%%

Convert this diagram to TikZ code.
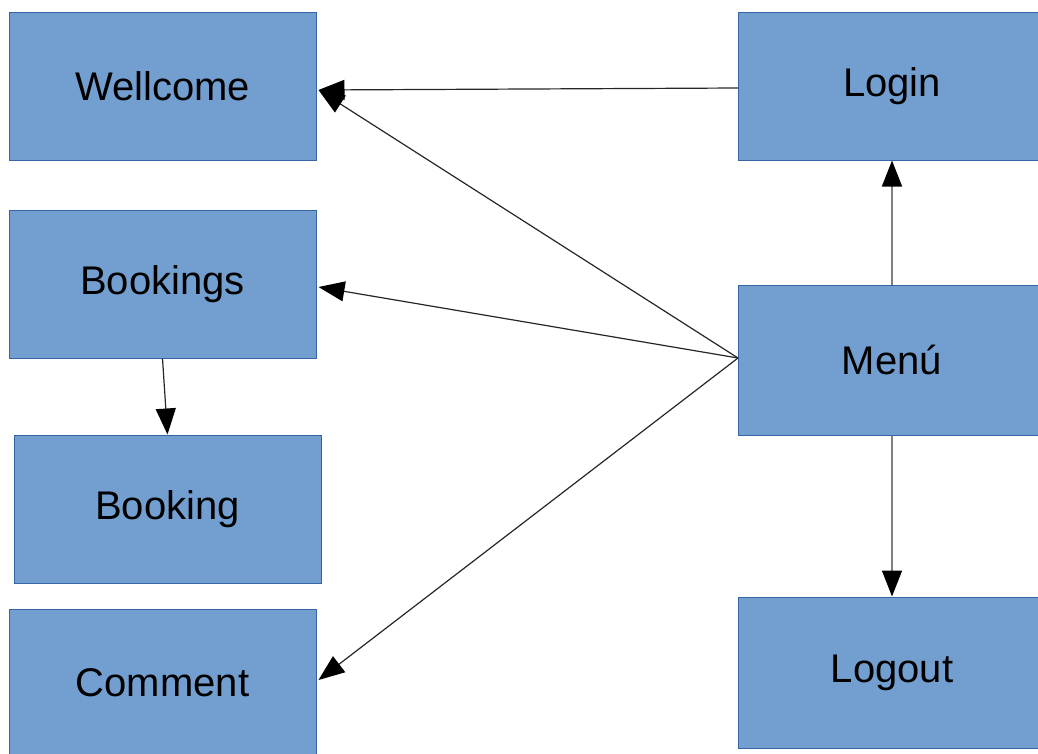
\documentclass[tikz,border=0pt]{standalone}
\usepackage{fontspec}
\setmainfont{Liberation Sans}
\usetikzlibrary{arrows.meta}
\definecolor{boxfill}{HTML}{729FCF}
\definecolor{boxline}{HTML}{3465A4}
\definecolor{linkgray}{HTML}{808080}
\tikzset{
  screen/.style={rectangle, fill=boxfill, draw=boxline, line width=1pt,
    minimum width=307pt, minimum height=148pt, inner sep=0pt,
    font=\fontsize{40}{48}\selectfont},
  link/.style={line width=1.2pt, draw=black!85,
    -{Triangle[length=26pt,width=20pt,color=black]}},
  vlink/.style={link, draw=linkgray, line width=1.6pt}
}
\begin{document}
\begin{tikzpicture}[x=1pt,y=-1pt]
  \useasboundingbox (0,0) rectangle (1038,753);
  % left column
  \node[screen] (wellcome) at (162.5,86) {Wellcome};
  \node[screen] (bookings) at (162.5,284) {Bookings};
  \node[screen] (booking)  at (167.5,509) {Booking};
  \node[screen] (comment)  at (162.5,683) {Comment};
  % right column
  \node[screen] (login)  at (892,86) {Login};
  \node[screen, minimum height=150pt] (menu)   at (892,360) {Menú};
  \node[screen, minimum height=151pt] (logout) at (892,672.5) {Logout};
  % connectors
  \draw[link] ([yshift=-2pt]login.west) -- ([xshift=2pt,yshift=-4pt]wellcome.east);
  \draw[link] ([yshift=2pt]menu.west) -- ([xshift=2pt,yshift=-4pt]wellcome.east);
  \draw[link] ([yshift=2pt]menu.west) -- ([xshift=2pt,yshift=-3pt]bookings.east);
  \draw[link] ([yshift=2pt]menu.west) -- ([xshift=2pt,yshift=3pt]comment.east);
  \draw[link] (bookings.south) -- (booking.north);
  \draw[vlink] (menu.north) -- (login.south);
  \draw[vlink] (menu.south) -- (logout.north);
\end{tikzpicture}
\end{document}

%%

■ WHAT IS BEING ASKED
Retype everything in the material word for word, minus pictures.

■ EXPECTED ANSWER
Convert this diagram to TikZ code.
\documentclass[tikz,border=0pt]{standalone}
\usepackage{fontspec}
\setmainfont{Liberation Sans}
\usetikzlibrary{arrows.meta}
\definecolor{boxfill}{HTML}{729FCF}
\definecolor{boxline}{HTML}{3465A4}
\definecolor{linkgray}{HTML}{808080}
\tikzset{
  screen/.style={rectangle, fill=boxfill, draw=boxline, line width=1pt,
    minimum width=307pt, minimum height=148pt, inner sep=0pt,
    font=\fontsize{40}{48}\selectfont},
  link/.style={line width=1.2pt, draw=black!85,
    -{Triangle[length=26pt,width=20pt,color=black]}},
  vlink/.style={link, draw=linkgray, line width=1.6pt}
}
\begin{document}
\begin{tikzpicture}[x=1pt,y=-1pt]
  \useasboundingbox (0,0) rectangle (1038,753);
  % left column
  \node[screen] (wellcome) at (162.5,86) {Wellcome};
  \node[screen] (bookings) at (162.5,284) {Bookings};
  \node[screen] (booking)  at (167.5,509) {Booking};
  \node[screen] (comment)  at (162.5,683) {Comment};
  % right column
  \node[screen] (login)  at (892,86) {Login};
  \node[screen, minimum height=150pt] (menu)   at (892,360) {Menú};
  \node[screen, minimum height=151pt] (logout) at (892,672.5) {Logout};
  % connectors
  \draw[link] ([yshift=-2pt]login.west) -- ([xshift=2pt,yshift=-4pt]wellcome.east);
  \draw[link] ([yshift=2pt]menu.west) -- ([xshift=2pt,yshift=-4pt]wellcome.east);
  \draw[link] ([yshift=2pt]menu.west) -- ([xshift=2pt,yshift=-3pt]bookings.east);
  \draw[link] ([yshift=2pt]menu.west) -- ([xshift=2pt,yshift=3pt]comment.east);
  \draw[link] (bookings.south) -- (booking.north);
  \draw[vlink] (menu.north) -- (login.south);
  \draw[vlink] (menu.south) -- (logout.north);
\end{tikzpicture}
\end{document}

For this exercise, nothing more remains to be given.